The columns in the base features table are:

- NumItems: Is the number of individual items in the shopping basket.

- NumProducts: Is the number of individual products in the shopping basket.

- Return: Is a dummy indicating whether the shopping basket includes a returned item or not.

- Weekday: A set of dummies to indicate the day of the shopping visit.

- DepartmentDescription: A set of 69 features indicating which department the product comes from and how many units of the product were purchased or returned.

- FinelineNumber: A set of ~5,300 features indicating which FinelineNumber category (a more granular version of DepartmentDescription) the product comes from and how many units of the product were purchased or returned. Due to impact on processing time/ability to find these features are not used in all model specifications.

#### What is y (the target)?

The target is the field **TripType**. It is a categorical ID representing the type of shopping trip the customer made.

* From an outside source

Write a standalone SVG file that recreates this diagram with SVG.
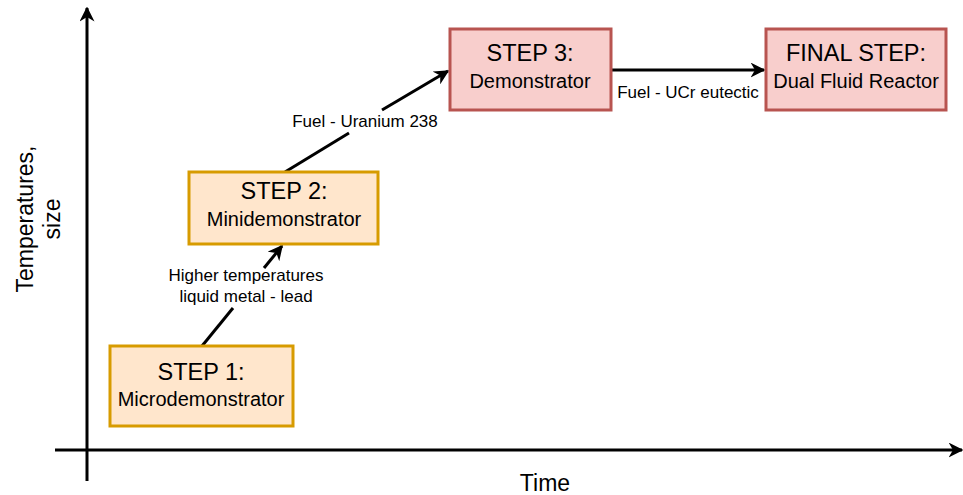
<svg xmlns="http://www.w3.org/2000/svg" width="963" height="495" viewBox="0 0 963 495">
<style>
text{font-family:"Liberation Sans",Arial,sans-serif;fill:#000;text-anchor:middle}
.o{fill:#ffe6cc;stroke:#d79b00;stroke-width:3}
.r{fill:#f8cecc;stroke:#b85450;stroke-width:3}
.t{font-size:23.5px}
.s{font-size:20px}
.l{font-size:17px}
.x{font-size:23px}
.c{stroke:#000;stroke-width:3;fill:none}
</style>
<defs>
<marker id="a" viewBox="0 0 10 10" refX="9" refY="5" markerWidth="5" markerHeight="5" orient="auto" markerUnits="strokeWidth">
<path d="M0,0 L10,5 L0,10 L3,5 Z" fill="#000"/>
</marker>
</defs>
<rect width="963" height="495" fill="#fff"/>
<g id="axes">
<line class="c" x1="87" y1="481" x2="87" y2="8" marker-end="url(#a)"/>
<line class="c" x1="55" y1="450" x2="962" y2="450" marker-end="url(#a)"/>
<text class="x" x="545" y="491">Time</text>
<text class="x" transform="translate(33,219) rotate(-90)">Temperatures,</text>
<text class="x" transform="translate(60,219) rotate(-90)">size</text>
</g>
<g id="connectors">
<line class="c" x1="202" y1="346" x2="233" y2="308"/>
<line class="c" x1="264" y1="268" x2="282" y2="246" marker-end="url(#a)"/>
<text class="l" x="246" y="281">Higher temperatures</text>
<text class="l" x="246" y="302">liquid metal - lead</text>
<line class="c" x1="285" y1="172" x2="349" y2="133"/>
<line class="c" x1="382" y1="110" x2="448" y2="71" marker-end="url(#a)"/>
<text class="l" x="365" y="127">Fuel - Uranium 238</text>
<line class="c" x1="611" y1="70" x2="764" y2="70" marker-end="url(#a)"/>
<text class="l" x="688" y="98">Fuel - UCr eutectic</text>
</g>
<g id="step1">
<rect class="o" x="110" y="346" width="183" height="80"/>
<text class="t" x="201" y="380">STEP 1:</text>
<text class="s" x="201" y="406">Microdemonstrator</text>
</g>
<g id="step2">
<rect class="o" x="189" y="172" width="189" height="72"/>
<text class="t" x="284" y="199">STEP 2:</text>
<text class="s" x="284" y="226">Minidemonstrator</text>
</g>
<g id="step3">
<rect class="r" x="450" y="29" width="161" height="81"/>
<text class="t" x="530" y="61">STEP 3:</text>
<text class="s" x="530" y="88">Demonstrator</text>
</g>
<g id="final">
<rect class="r" x="766" y="29" width="180" height="81"/>
<text class="t" x="856" y="61">FINAL STEP:</text>
<text class="s" x="856" y="88">Dual Fluid Reactor</text>
</g>
</svg>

Walmart has categorized the trips contained in the data set into **38 distinct types** using a proprietary method applied to a more extended set of data. It is the ground truth that we are predicting. TripType_999 is an "other" category.


## Modeling

### What model are we using? Why?

Our baseline model uses a default Logistic Regression because it generally performs reasonably well in most scenarios and it offers inbuilt multi-class functionality with log loss scoring.

### Assumptions?

For our baseline model we have used ‘multi_class’ set to ‘multinomial’, ‘solver’ set to ‘newton-cg’, ‘tolerance’ set to 1 because it was having trouble converging and a maximum number of iterations of 400.

### Regularization?

We used a low level of regularization with c=1000 to help with optimization speed, but caused overfitting.


## Evaluation

### How well does the model perform?

The model is evaluated on the basis of a multi-class log loss score, some classifiers have this as a default scoring option while others don’t so we derive our own one for use when there isn’t one as follows:

!python
from sklearn import metrics
my_log_loss = metrics.make_scorer(metrics.log_loss, greater_is_better=False, needs_proba=True)

Intending to use a feature set with only department level product counts, we accidentally used the full feature set with around 100K features (12 hours later on a MacBook Pro it finished!), so our baseline model produced a log-loss score of 0.07 when optimized on the full training set and using no cross validation, so it didn’t generalize that well to the test data set hence the test score of 3.15 on Kaggle.  

### Accuracy

Similarly, the F1 score on our baseline model was 99.8%, which also suffered from overfitting. No test score equivalent was given by Kaggle as it is not a metric of interest to the submission.

### Cross-validation

Using a grid search default cross validation process it ran into difficultly when we tried to use more than 4 folds, because the minimum number of target trip types were 4 for trip type 14. Grid search would not allow more folds than 4 we assume so that it could make each fold representative of the full sample. We will possibly look to do our own folds to relax this constraint. 

### Other metrics not yet used:

- ROC curves

- Other metrics? performance?

- AB test results (if any)


## Deployment

### How is the model deployed?

The model is deployed to Walmart via Kaggle in in their specified submission format.

In particular, you must submit a csv file with the **VisitNumber** (from the test data), all the 38 candidate **TripType** classes, and a probability for each class, i.e. a predicted probability matrix of shape (95,584, 38). The order of the rows does not matter. The file must have a header and look like the following:

"VisitNumber","TripType_3","TripType_4",...
1,0,0.1,...
2,1,0,...
etc.

It is noted that the submitted probabilities for a given visit are not required to sum to one because they are rescaled prior to being scored (each row is divided by the row sum). In order to avoid the extremes of the log function, predicted probabilities are replaced with *max(min(p,1−10e−15),10e−15)*. Notably this probability condition is the default setting in the scikit learn log-loss metric.

The submission file format is easily created using the predict_proba() function for fitted classifiers in scikit learn, which returns a predicted probability for each class for each example in the data set.